-- EXERCISE INSTRUCTIONS --
Retype only what runs from the beginning of the data through the line with "const height = 396"; please omit the pictures and keep every line exact.

-- SOURCE DATA --
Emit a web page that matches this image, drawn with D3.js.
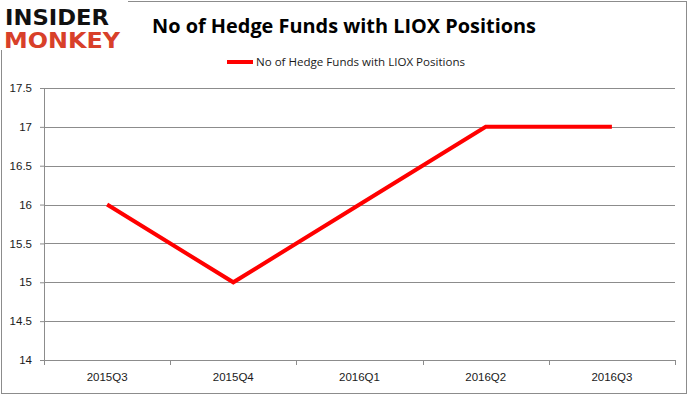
<!DOCTYPE html>
<html lang="en">
<head>
<meta charset="UTF-8">
<title>No of Hedge Funds with LIOX Positions</title>
<style>
    body { margin: 0; background: #fff; }
    svg { display: block; font-family: "Open Sans", "Liberation Sans", sans-serif; }
    .tick text { font-size: 11.5px; fill: #1a1a1a; }
</style>
<script src="https://d3js.org/d3.v7.min.js"></script>
</head>
<body>
<svg id="chart" width="689" height="396"></svg>
<script>
    const quarters = ["2015Q3", "2015Q4", "2016Q1", "2016Q2", "2016Q3"];
    const funds = [16, 15, 16, 17, 17];
    const yTicks = [14, 14.5, 15, 15.5, 16, 16.5, 17, 17.5];
    const seriesName = "No of Hedge Funds with LIOX Positions";

    const svg = d3.select("#chart");
    const margin = { top: 88, right: 14, bottom: 36, left: 44 };
    const width = 689 - margin.left - margin.right;
    const height = 396 - margin.top - margin.bottom;

    // outer frame
    svg.append("rect")
        .attr("x", 1.5).attr("y", 1.5)
        .attr("width", 685).attr("height", 392)
        .attr("fill", "none")
        .attr("stroke", "#8c8c8c");

    const x = d3.scaleBand().domain(quarters).range([0, width]);
    const y = d3.scaleLinear().domain([14, 17.5]).range([height, 0]);

    const g = svg.append("g").attr("transform", `translate(${margin.left},${margin.top})`);

    // gridlines
    g.append("g")
        .selectAll("line")
        .data(yTicks)
        .enter().append("line")
        .attr("x1", 0).attr("x2", width)
        .attr("y1", d => Math.round(y(d)) + 0.5)
        .attr("y2", d => Math.round(y(d)) + 0.5)
        .attr("stroke", "#8c8c8c");

    // y axis
    const yAxis = g.append("g")
        .call(d3.axisLeft(y).tickValues(yTicks).tickSize(4).tickPadding(8).tickFormat(d3.format("")));
    yAxis.select(".domain").attr("stroke", "#8c8c8c");
    yAxis.selectAll(".tick line").attr("stroke", "#8c8c8c");

    // x axis with ticks at band boundaries
    const xAxis = g.append("g")
        .attr("transform", `translate(0,${height})`)
        .call(d3.axisBottom(x).tickSize(0).tickPadding(13));
    xAxis.select(".domain").attr("stroke", "#8c8c8c");
    xAxis.selectAll(".bound")
        .data(d3.range(quarters.length + 1))
        .enter().append("line")
        .attr("x1", i => Math.round(i * x.step()) + 0.5)
        .attr("x2", i => Math.round(i * x.step()) + 0.5)
        .attr("y1", 0).attr("y2", 5)
        .attr("stroke", "#8c8c8c");

    // series line
    const line = d3.line()
        .x((d, i) => x(quarters[i]) + x.bandwidth() / 2)
        .y(d => y(d));

    g.append("path")
        .datum(funds)
        .attr("d", line)
        .attr("fill", "none")
        .attr("stroke", "#ff0000")
        .attr("stroke-width", 4)
        .attr("stroke-linejoin", "miter");

    // title
    svg.append("text")
        .attr("x", 344).attr("y", 33)
        .attr("text-anchor", "middle")
        .style("font-size", "20px")
        .style("font-weight", "bold")
        .attr("fill", "#000")
        .attr("textLength", 384)
        .attr("lengthAdjust", "spacingAndGlyphs")
        .text(seriesName);

    // legend
    const legend = svg.append("g").attr("transform", "translate(227,62)");
    legend.append("line")
        .attr("x1", 0).attr("x2", 26)
        .attr("stroke", "#ff0000").attr("stroke-width", 4);
    legend.append("text")
        .attr("x", 29).attr("y", 4)
        .style("font-size", "11px")
        .attr("fill", "#1a1a1a")
        .attr("textLength", 209)
        .attr("lengthAdjust", "spacingAndGlyphs")
        .text(seriesName);

    // logo
    const logo = svg.append("g");
    logo.append("rect").attr("x", 0).attr("y", 0).attr("width", 128).attr("height", 50).attr("fill", "#fff");
    logo.append("text")
        .attr("x", 5).attr("y", 25)
        .style("font-family", "'DejaVu Sans', sans-serif")
        .style("font-size", "22px").style("font-weight", "bold")
        .attr("fill", "#111")
        .attr("textLength", 104).attr("lengthAdjust", "spacingAndGlyphs")
        .text("INSIDER");
    logo.append("text")
        .attr("x", 4).attr("y", 48)
        .style("font-family", "'DejaVu Sans', sans-serif")
        .style("font-size", "22px").style("font-weight", "bold")
        .attr("fill", "#d8402a")
        .attr("textLength", 116).attr("lengthAdjust", "spacingAndGlyphs")
        .text("MONKEY");
</script>
</body>
</html>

-- CORRECT RESULT --
Emit a web page that matches this image, drawn with D3.js.
<!DOCTYPE html>
<html lang="en">
<head>
<meta charset="UTF-8">
<title>No of Hedge Funds with LIOX Positions</title>
<style>
    body { margin: 0; background: #fff; }
    svg { display: block; font-family: "Open Sans", "Liberation Sans", sans-serif; }
    .tick text { font-size: 11.5px; fill: #1a1a1a; }
</style>
<script src="https://d3js.org/d3.v7.min.js"></script>
</head>
<body>
<svg id="chart" width="689" height="396"></svg>
<script>
    const quarters = ["2015Q3", "2015Q4", "2016Q1", "2016Q2", "2016Q3"];
    const funds = [16, 15, 16, 17, 17];
    const yTicks = [14, 14.5, 15, 15.5, 16, 16.5, 17, 17.5];
    const seriesName = "No of Hedge Funds with LIOX Positions";

    const svg = d3.select("#chart");
    const margin = { top: 88, right: 14, bottom: 36, left: 44 };
    const width = 689 - margin.left - margin.right;
    const height = 396 - margin.top - margin.bottom;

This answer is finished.